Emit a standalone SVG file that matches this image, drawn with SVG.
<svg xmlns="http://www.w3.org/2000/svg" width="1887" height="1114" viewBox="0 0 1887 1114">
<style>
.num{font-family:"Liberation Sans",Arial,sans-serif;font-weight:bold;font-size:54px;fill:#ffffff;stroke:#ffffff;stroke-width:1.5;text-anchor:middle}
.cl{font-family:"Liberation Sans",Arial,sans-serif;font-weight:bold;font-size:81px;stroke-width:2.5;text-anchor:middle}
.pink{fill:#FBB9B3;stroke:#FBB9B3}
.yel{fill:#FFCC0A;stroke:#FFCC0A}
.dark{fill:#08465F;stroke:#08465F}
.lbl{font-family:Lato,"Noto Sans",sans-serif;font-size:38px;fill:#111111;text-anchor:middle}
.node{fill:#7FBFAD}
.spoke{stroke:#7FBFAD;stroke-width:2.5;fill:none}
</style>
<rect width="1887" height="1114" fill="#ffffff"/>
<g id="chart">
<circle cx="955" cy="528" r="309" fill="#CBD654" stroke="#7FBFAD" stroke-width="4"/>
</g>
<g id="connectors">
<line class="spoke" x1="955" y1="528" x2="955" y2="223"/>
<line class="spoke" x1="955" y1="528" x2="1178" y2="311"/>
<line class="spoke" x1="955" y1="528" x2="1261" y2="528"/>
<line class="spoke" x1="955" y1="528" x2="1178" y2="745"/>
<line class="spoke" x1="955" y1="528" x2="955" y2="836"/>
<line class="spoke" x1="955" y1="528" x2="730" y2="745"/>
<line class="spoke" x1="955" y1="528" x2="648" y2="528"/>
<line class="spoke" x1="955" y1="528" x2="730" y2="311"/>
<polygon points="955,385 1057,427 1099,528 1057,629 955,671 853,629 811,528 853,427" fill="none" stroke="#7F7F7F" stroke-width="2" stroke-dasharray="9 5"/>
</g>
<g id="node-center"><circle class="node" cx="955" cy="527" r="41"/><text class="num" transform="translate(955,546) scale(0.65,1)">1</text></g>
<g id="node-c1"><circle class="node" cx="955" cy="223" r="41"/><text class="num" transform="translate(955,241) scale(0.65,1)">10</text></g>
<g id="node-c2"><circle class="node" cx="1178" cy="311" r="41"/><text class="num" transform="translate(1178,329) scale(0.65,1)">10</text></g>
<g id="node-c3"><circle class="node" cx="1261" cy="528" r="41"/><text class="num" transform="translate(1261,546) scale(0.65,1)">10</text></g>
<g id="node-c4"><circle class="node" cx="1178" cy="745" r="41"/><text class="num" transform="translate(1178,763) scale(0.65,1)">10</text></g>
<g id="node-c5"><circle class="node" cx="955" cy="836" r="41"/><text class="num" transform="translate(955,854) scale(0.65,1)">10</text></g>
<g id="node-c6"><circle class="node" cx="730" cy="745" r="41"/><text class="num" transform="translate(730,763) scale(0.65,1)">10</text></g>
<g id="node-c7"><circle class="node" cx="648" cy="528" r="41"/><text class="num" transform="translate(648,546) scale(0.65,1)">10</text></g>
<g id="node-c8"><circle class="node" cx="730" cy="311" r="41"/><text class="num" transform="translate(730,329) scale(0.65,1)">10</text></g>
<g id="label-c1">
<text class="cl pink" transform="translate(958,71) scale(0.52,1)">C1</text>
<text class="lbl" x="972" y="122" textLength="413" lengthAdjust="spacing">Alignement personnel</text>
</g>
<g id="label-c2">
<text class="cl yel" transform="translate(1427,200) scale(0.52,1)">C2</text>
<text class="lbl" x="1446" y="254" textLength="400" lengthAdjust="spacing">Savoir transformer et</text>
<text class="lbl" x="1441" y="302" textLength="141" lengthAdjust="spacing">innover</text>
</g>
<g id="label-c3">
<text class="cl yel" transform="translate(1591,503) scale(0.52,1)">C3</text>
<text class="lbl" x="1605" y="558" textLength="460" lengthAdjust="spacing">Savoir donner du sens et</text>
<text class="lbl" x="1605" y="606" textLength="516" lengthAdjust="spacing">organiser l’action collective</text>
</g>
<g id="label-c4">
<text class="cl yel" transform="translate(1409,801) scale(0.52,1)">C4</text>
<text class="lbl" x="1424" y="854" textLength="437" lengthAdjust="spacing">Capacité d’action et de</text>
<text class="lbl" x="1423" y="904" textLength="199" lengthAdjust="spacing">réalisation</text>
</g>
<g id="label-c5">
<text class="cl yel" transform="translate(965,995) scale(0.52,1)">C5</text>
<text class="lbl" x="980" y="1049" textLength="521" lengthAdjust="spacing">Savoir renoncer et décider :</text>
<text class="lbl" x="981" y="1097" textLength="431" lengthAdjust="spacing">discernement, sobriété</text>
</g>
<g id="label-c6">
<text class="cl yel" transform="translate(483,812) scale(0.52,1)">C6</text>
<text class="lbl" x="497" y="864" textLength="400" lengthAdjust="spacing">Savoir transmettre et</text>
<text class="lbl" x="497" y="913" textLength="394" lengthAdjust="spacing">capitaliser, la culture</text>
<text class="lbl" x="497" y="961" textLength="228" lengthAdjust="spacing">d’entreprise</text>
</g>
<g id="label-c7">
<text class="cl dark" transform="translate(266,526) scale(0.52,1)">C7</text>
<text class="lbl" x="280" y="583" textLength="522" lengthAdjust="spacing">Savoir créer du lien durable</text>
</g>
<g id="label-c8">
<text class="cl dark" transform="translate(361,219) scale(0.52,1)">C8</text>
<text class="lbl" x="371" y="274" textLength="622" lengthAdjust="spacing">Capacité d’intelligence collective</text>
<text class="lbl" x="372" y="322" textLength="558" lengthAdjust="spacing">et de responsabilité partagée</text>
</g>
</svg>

Aim of the exercise
Copy out the whole listing exactly.

Result
Emit a standalone SVG file that matches this image, drawn with SVG.
<svg xmlns="http://www.w3.org/2000/svg" width="1887" height="1114" viewBox="0 0 1887 1114">
<style>
.num{font-family:"Liberation Sans",Arial,sans-serif;font-weight:bold;font-size:54px;fill:#ffffff;stroke:#ffffff;stroke-width:1.5;text-anchor:middle}
.cl{font-family:"Liberation Sans",Arial,sans-serif;font-weight:bold;font-size:81px;stroke-width:2.5;text-anchor:middle}
.pink{fill:#FBB9B3;stroke:#FBB9B3}
.yel{fill:#FFCC0A;stroke:#FFCC0A}
.dark{fill:#08465F;stroke:#08465F}
.lbl{font-family:Lato,"Noto Sans",sans-serif;font-size:38px;fill:#111111;text-anchor:middle}
.node{fill:#7FBFAD}
.spoke{stroke:#7FBFAD;stroke-width:2.5;fill:none}
</style>
<rect width="1887" height="1114" fill="#ffffff"/>
<g id="chart">
<circle cx="955" cy="528" r="309" fill="#CBD654" stroke="#7FBFAD" stroke-width="4"/>
</g>
<g id="connectors">
<line class="spoke" x1="955" y1="528" x2="955" y2="223"/>
<line class="spoke" x1="955" y1="528" x2="1178" y2="311"/>
<line class="spoke" x1="955" y1="528" x2="1261" y2="528"/>
<line class="spoke" x1="955" y1="528" x2="1178" y2="745"/>
<line class="spoke" x1="955" y1="528" x2="955" y2="836"/>
<line class="spoke" x1="955" y1="528" x2="730" y2="745"/>
<line class="spoke" x1="955" y1="528" x2="648" y2="528"/>
<line class="spoke" x1="955" y1="528" x2="730" y2="311"/>
<polygon points="955,385 1057,427 1099,528 1057,629 955,671 853,629 811,528 853,427" fill="none" stroke="#7F7F7F" stroke-width="2" stroke-dasharray="9 5"/>
</g>
<g id="node-center"><circle class="node" cx="955" cy="527" r="41"/><text class="num" transform="translate(955,546) scale(0.65,1)">1</text></g>
<g id="node-c1"><circle class="node" cx="955" cy="223" r="41"/><text class="num" transform="translate(955,241) scale(0.65,1)">10</text></g>
<g id="node-c2"><circle class="node" cx="1178" cy="311" r="41"/><text class="num" transform="translate(1178,329) scale(0.65,1)">10</text></g>
<g id="node-c3"><circle class="node" cx="1261" cy="528" r="41"/><text class="num" transform="translate(1261,546) scale(0.65,1)">10</text></g>
<g id="node-c4"><circle class="node" cx="1178" cy="745" r="41"/><text class="num" transform="translate(1178,763) scale(0.65,1)">10</text></g>
<g id="node-c5"><circle class="node" cx="955" cy="836" r="41"/><text class="num" transform="translate(955,854) scale(0.65,1)">10</text></g>
<g id="node-c6"><circle class="node" cx="730" cy="745" r="41"/><text class="num" transform="translate(730,763) scale(0.65,1)">10</text></g>
<g id="node-c7"><circle class="node" cx="648" cy="528" r="41"/><text class="num" transform="translate(648,546) scale(0.65,1)">10</text></g>
<g id="node-c8"><circle class="node" cx="730" cy="311" r="41"/><text class="num" transform="translate(730,329) scale(0.65,1)">10</text></g>
<g id="label-c1">
<text class="cl pink" transform="translate(958,71) scale(0.52,1)">C1</text>
<text class="lbl" x="972" y="122" textLength="413" lengthAdjust="spacing">Alignement personnel</text>
</g>
<g id="label-c2">
<text class="cl yel" transform="translate(1427,200) scale(0.52,1)">C2</text>
<text class="lbl" x="1446" y="254" textLength="400" lengthAdjust="spacing">Savoir transformer et</text>
<text class="lbl" x="1441" y="302" textLength="141" lengthAdjust="spacing">innover</text>
</g>
<g id="label-c3">
<text class="cl yel" transform="translate(1591,503) scale(0.52,1)">C3</text>
<text class="lbl" x="1605" y="558" textLength="460" lengthAdjust="spacing">Savoir donner du sens et</text>
<text class="lbl" x="1605" y="606" textLength="516" lengthAdjust="spacing">organiser l’action collective</text>
</g>
<g id="label-c4">
<text class="cl yel" transform="translate(1409,801) scale(0.52,1)">C4</text>
<text class="lbl" x="1424" y="854" textLength="437" lengthAdjust="spacing">Capacité d’action et de</text>
<text class="lbl" x="1423" y="904" textLength="199" lengthAdjust="spacing">réalisation</text>
</g>
<g id="label-c5">
<text class="cl yel" transform="translate(965,995) scale(0.52,1)">C5</text>
<text class="lbl" x="980" y="1049" textLength="521" lengthAdjust="spacing">Savoir renoncer et décider :</text>
<text class="lbl" x="981" y="1097" textLength="431" lengthAdjust="spacing">discernement, sobriété</text>
</g>
<g id="label-c6">
<text class="cl yel" transform="translate(483,812) scale(0.52,1)">C6</text>
<text class="lbl" x="497" y="864" textLength="400" lengthAdjust="spacing">Savoir transmettre et</text>
<text class="lbl" x="497" y="913" textLength="394" lengthAdjust="spacing">capitaliser, la culture</text>
<text class="lbl" x="497" y="961" textLength="228" lengthAdjust="spacing">d’entreprise</text>
</g>
<g id="label-c7">
<text class="cl dark" transform="translate(266,526) scale(0.52,1)">C7</text>
<text class="lbl" x="280" y="583" textLength="522" lengthAdjust="spacing">Savoir créer du lien durable</text>
</g>
<g id="label-c8">
<text class="cl dark" transform="translate(361,219) scale(0.52,1)">C8</text>
<text class="lbl" x="371" y="274" textLength="622" lengthAdjust="spacing">Capacité d’intelligence collective</text>
<text class="lbl" x="372" y="322" textLength="558" lengthAdjust="spacing">et de responsabilité partagée</text>
</g>
</svg>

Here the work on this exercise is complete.